No livro “Além do Princípio do Prazer” (1920), Freud compartilha uma análise que fez acerca de uma brincadeira de seu neto -  que jogava um carretel para longe e o puxava de volta, repetindo “fort” (fora) e “da” (aqui). Para ele, aquilo representava a elaboração do menino sobre a ausência e o retorno da mãe. 

O termo, introduzido pelo autor na referida obra, é utilizado até hoje pela Psicanálise e é visto como um exemplo de como as crianças começam a entender e a simbolizar a ausência e a presença, um passo crucial no desenvolvimento psíquico. Essa brincadeira ilustra bem a capacidade humana de transformar experiências dolorosas em algo manejável através da simbolização.

Uma saída para escaparmos desse ciclo de representação e repetição pode estar no processo de análise - como o que vem acontecendo comigo. Afinal, como mudar algo que nem sabemos que existe? É desbravando e jogando luz sobre os escombros do inconsciente que elaboramos psiquicamente nossas dores, até então "desconhecidas". Eu jamais poderia me curar de uma mágoa em relação ao meu pai se não tivesse me dado conta dela.

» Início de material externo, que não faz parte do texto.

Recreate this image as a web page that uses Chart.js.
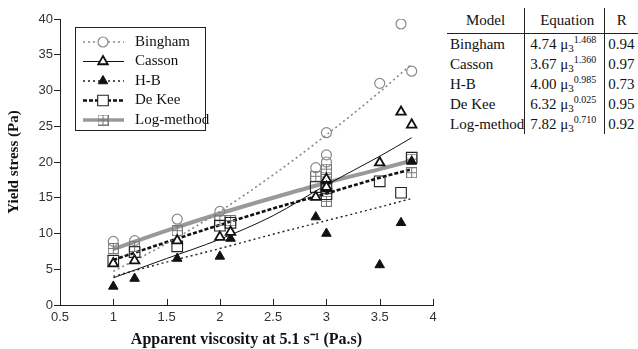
<!DOCTYPE html>
<html lang="en">
<head>
<meta charset="UTF-8" />
<title>Yield stress vs apparent viscosity</title>
<script src="https://cdn.jsdelivr.net/npm/chart.js"></script>
<style>
  body { margin: 0; background: #fff; }
  #wrap { position: relative; width: 638px; height: 349px; }
  #plotBox { position: absolute; left: 0; top: 0; width: 445px; height: 349px; }
  table.models {
    position: absolute; left: 447px; top: 8px;
    border-collapse: collapse;
    font-family: "Liberation Serif", "Times New Roman", serif;
    font-size: 15px; color: #111;
  }
  table.models th { font-weight: normal; height: 25px; border-bottom: 1px solid #222; padding: 0; }
  table.models td { height: 19.5px; padding: 0 0 0 3px; white-space: nowrap; }
  table.models .c1 { width: 74px; }
  table.models .c2 { width: 75px; border-left: 1px solid #222; padding-left: 5px; }
  table.models .c3 { width: 30px; border-left: 1px solid #222; }
  table.models th.c1, table.models th.c2, table.models th.c3 { text-align: center; }
  sup { font-size: 10px; vertical-align: 6px; }
  sub { font-size: 11px; vertical-align: -3px; }
</style>
</head>
<body>
<div id="wrap">
  <div id="plotBox"><canvas id="yieldChart"></canvas></div>
  <table class="models" id="modelTable">
    <tr><th class="c1">Model</th><th class="c2">Equation</th><th class="c3">R</th></tr>
  </table>
</div>

<script>
  // measured points (x = apparent viscosity, y = yield stress)
  const binghamX = [1, 1.2, 1.6, 2, 2.9, 3, 3, 3, 3.5, 3.7, 3.8];
  const binghamY = [8.9, 9.0, 12.0, 13.1, 19.2, 24.1, 21.0, 20.0, 31.0, 39.3, 32.7];
  const cassonX = [1, 1.2, 1.6, 2, 2.1, 2.9, 3, 3, 3.5, 3.7, 3.8];
  const cassonY = [5.8, 6.2, 9.0, 9.5, 10.2, 15.1, 17.6, 16.5, 19.9, 27.0, 25.2];
  const hbX = [1, 1.2, 1.6, 2, 2.1, 2.9, 3, 3, 3, 3.5, 3.7, 3.8];
  const hbY = [2.6, 3.7, 6.5, 6.8, 9.3, 12.3, 10.0, 16.2, 17.3, 5.6, 11.5, 20.1];
  const deKeeX = [1, 1.2, 1.6, 2, 2.1, 2.9, 3, 3, 3.5, 3.7, 3.8];
  const deKeeY = [6.2, 7.4, 8.2, 11.1, 11.5, 16.5, 15.5, 16.3, 17.3, 15.7, 20.6];
  const logX = [1, 1.2, 1.6, 2, 2.1, 2.9, 3, 3, 3, 3.8, 3.8];
  const logY = [7.9, 8.2, 10.4, 11.8, 11.8, 18.0, 19.0, 17.9, 14.5, 18.5, 20.4];

  // fitted curves
  const fitX = [1, 1.5, 2, 2.5, 3, 3.5, 3.8];
  const binghamFit = [4.7, 8.6, 13.1, 18.2, 23.8, 29.8, 33.7];
  const cassonFit = [3.8, 6.5, 9.2, 12.5, 16.8, 20.8, 23.4];
  const hbFit = [4.0, 6.0, 7.9, 9.9, 11.8, 13.7, 14.9];
  const deKeeFit = [6.3, 8.8, 11.2, 13.5, 15.6, 17.8, 19.0];
  const logFit = [7.8, 10.4, 12.8, 15.0, 17.1, 19.0, 20.2];

  const xTicks = [0.5, 1, 1.5, 2, 2.5, 3, 3.5, 4];
  const yTicks = [0, 5, 10, 15, 20, 25, 30, 35, 40];

  const modelNames = ["Bingham", "Casson", "H-B", "De Kee", "Log-method"];
  const eqCoef = ["4.74", "3.67", "4.00", "6.32", "7.82"];
  const eqPower = ["1.468", "1.360", "0.985", "0.025", "0.710"];
  const rValues = ["0.94", "0.97", "0.73", "0.95", "0.92"];

  // table on the right
  const table = document.getElementById("modelTable");
  modelNames.forEach((name, i) => {
    const tr = document.createElement("tr");
    tr.innerHTML = `<td class="c1">${name}</td>` +
      `<td class="c2">${eqCoef[i]} \u03bc<sub>3</sub><sup>${eqPower[i]}</sup></td>` +
      `<td class="c3">${rValues[i]}</td>`;
    table.appendChild(tr);
  });

  const pts = (xs, ys) => xs.map((x, i) => ({ x, y: ys[i] }));

  // square with a cross through it, for the log-method points
  function crossSquare(color) {
    const c = document.createElement("canvas");
    c.width = 11; c.height = 11;
    const g = c.getContext("2d");
    g.strokeStyle = color;
    g.lineWidth = 1;
    g.strokeRect(0.5, 0.5, 10, 10);
    g.beginPath();
    g.moveTo(5.5, 0.5); g.lineTo(5.5, 10.5);
    g.moveTo(0.5, 5.5); g.lineTo(10.5, 5.5);
    g.stroke();
    return c;
  }
  const logMarker = crossSquare("#777");

  const pointSets = [
    { label: "Bingham", data: pts(binghamX, binghamY), pointStyle: "circle", pointRadius: 5,
      borderColor: "#888", backgroundColor: "rgba(0,0,0,0)", borderWidth: 1.2 },
    { label: "Casson", data: pts(cassonX, cassonY), pointStyle: "triangle", pointRadius: 5.5,
      borderColor: "#111", backgroundColor: "#fff", borderWidth: 1.8 },
    { label: "H-B", data: pts(hbX, hbY), pointStyle: "triangle", pointRadius: 5.5,
      borderColor: "#111", backgroundColor: "#111", borderWidth: 1 },
    { label: "De Kee", data: pts(deKeeX, deKeeY), pointStyle: "rect", pointRadius: 7.5,
      borderColor: "#222", backgroundColor: "rgba(0,0,0,0)", borderWidth: 1.1 },
    { label: "Log-method", data: pts(logX, logY), pointStyle: logMarker, pointRadius: 5,
      borderColor: "#777", backgroundColor: "#777", borderWidth: 1 }
  ];

  const fitSets = [
    { data: pts(fitX, binghamFit), borderColor: "#888", borderWidth: 1.6, borderDash: [2, 3] },
    { data: pts(fitX, cassonFit), borderColor: "#111", borderWidth: 1, borderDash: [] },
    { data: pts(fitX, hbFit), borderColor: "#222", borderWidth: 1.4, borderDash: [2, 3] },
    { data: pts(fitX, deKeeFit), borderColor: "#111", borderWidth: 2.6, borderDash: [4, 2] },
    { data: pts(fitX, logFit), borderColor: "#999", borderWidth: 4, borderDash: [] }
  ];

  const datasets = [];
  pointSets.forEach(p => datasets.push(Object.assign({ showLine: false, pointHoverRadius: p.pointRadius }, p)));
  fitSets.forEach((f, i) => datasets.push(Object.assign({
    label: modelNames[i] + " fit", showLine: true, pointRadius: 0, tension: 0.4,
    cubicInterpolationMode: "monotone", fill: false
  }, f)));

  // x ticks in the original point up into the plot
  const innerXTicks = {
    id: "innerXTicks",
    afterDraw(chart) {
      const ctx = chart.ctx, xs = chart.scales.x, bottom = chart.chartArea.bottom;
      ctx.save();
      ctx.strokeStyle = "#222";
      ctx.lineWidth = 1;
      ctx.beginPath();
      xTicks.forEach(v => {
        const px = Math.round(xs.getPixelForValue(v)) + 0.5;
        ctx.moveTo(px, bottom);
        ctx.lineTo(px, bottom - 6);
      });
      ctx.stroke();
      ctx.restore();
    }
  };

  // legend box drawn inside the plot, top-left
  const insideLegend = {
    id: "insideLegend",
    afterDraw(chart) {
      const ctx = chart.ctx;
      const a = chart.chartArea;
      const left = a.left + 15, top = a.top + 8, w = 130, h = 103;
      ctx.save();
      ctx.fillStyle = "#fff";
      ctx.fillRect(left, top, w, h);
      ctx.strokeStyle = "#222";
      ctx.lineWidth = 1;
      ctx.strokeRect(left + 0.5, top + 0.5, w, h);
      modelNames.forEach((name, i) => {
        const y = top + 15 + i * 19.5;
        const f = fitSets[i], p = pointSets[i];
        ctx.beginPath();
        ctx.setLineDash(f.borderDash);
        ctx.strokeStyle = f.borderColor;
        ctx.lineWidth = Math.min(f.borderWidth, 3.5);
        ctx.moveTo(left + 8, y);
        ctx.lineTo(left + 49, y);
        ctx.stroke();
        ctx.setLineDash([]);
        ctx.fillStyle = p.backgroundColor === "rgba(0,0,0,0)" ? "#fff" : p.backgroundColor;
        ctx.strokeStyle = p.borderColor;
        ctx.lineWidth = p.borderWidth;
        Chart.helpers.drawPoint(ctx, {
          pointStyle: p.pointStyle, radius: p.pointRadius, rotation: 0, borderWidth: p.borderWidth
        }, left + 28, y);
        ctx.fillStyle = "#111";
        ctx.font = "15px 'Liberation Serif', 'Times New Roman', serif";
        ctx.textBaseline = "middle";
        ctx.fillText(name, left + 60, y);
      });
      ctx.restore();
    }
  };

  const axisTicks = { color: "#333", font: { family: "'Liberation Sans', Arial, sans-serif", size: 13 } };
  const titleFont = { family: "'Liberation Serif', 'Times New Roman', serif", size: 15, weight: "bold" };

  new Chart(document.getElementById("yieldChart"), {
    type: "scatter",
    data: { datasets },
    options: {
      responsive: true,
      maintainAspectRatio: false,
      animation: false,
      layout: { padding: { top: 19, right: 12, left: 0, bottom: 0 } },
      plugins: { legend: { display: false }, tooltip: { enabled: false } },
      scales: {
        x: {
          type: "linear", min: 0.5, max: 4,
          afterBuildTicks: s => { s.ticks = xTicks.map(v => ({ value: v })); },
          afterFit: s => { s.height = 44; },
          grid: { display: true, drawOnChartArea: false, drawTicks: false, tickLength: 0, color: "#222" },
          border: { color: "#222", width: 1 },
          ticks: Object.assign({ padding: 5, maxRotation: 0, callback: v => String(v) }, axisTicks),
          title: { display: true, text: "Apparent viscosity at 5.1 s\u207b\u00b9 (Pa.s)", color: "#111",
            font: Object.assign({}, titleFont, { size: 16 }), padding: { top: 0, bottom: 0 } }
        },
        y: {
          type: "linear", min: 0, max: 40,
          afterBuildTicks: s => { s.ticks = yTicks.map(v => ({ value: v })); },
          afterFit: s => { s.width = 60; },
          grid: { display: true, drawOnChartArea: false, tickLength: 6, color: "#222" },
          border: { color: "#222", width: 1 },
          ticks: Object.assign({ padding: 1, callback: v => String(v) }, axisTicks),
          title: { display: true, text: "Yield stress (Pa)", color: "#111", font: titleFont, padding: { top: 5, bottom: 2 } }
        }
      }
    },
    plugins: [innerXTicks, insideLegend]
  });
</script>
</body>
</html>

Sigo ruminando essa epifania até o momento. Me perguntando como algumas de minhas relações de amor e de amizade sobreviveram ao longo de todos esses anos de sístoles e diástoles. Quantas pessoas não ficaram pelo meio do caminho, interpretando o primeiro afastamento como definitivo e sem intenção alguma de lutar por alguém que aparentemente não fazia tanta questão. 

O fato é que alguns ficaram e isso talvez isso me mostre que possuo qualidades que valem a pena, apesar dos eventuais afastamentos. Ou quem sabe eu simplesmente reproduza esse comportamento apenas com algumas pessoas e poupe outras, justamente as que permaneceram. Vai saber. Me parece que ainda há um longo caminho pela frente. E o que vou fazer com isso, ainda não faço a menor ideia. Mas, como diria o Alisson (meu analista), "e será que precisa fazer algo com isso, Flávia?". Por hora, estou bem feliz com a minha epifania e agradecida pela oportunidade que estou tendo de elaborá-la.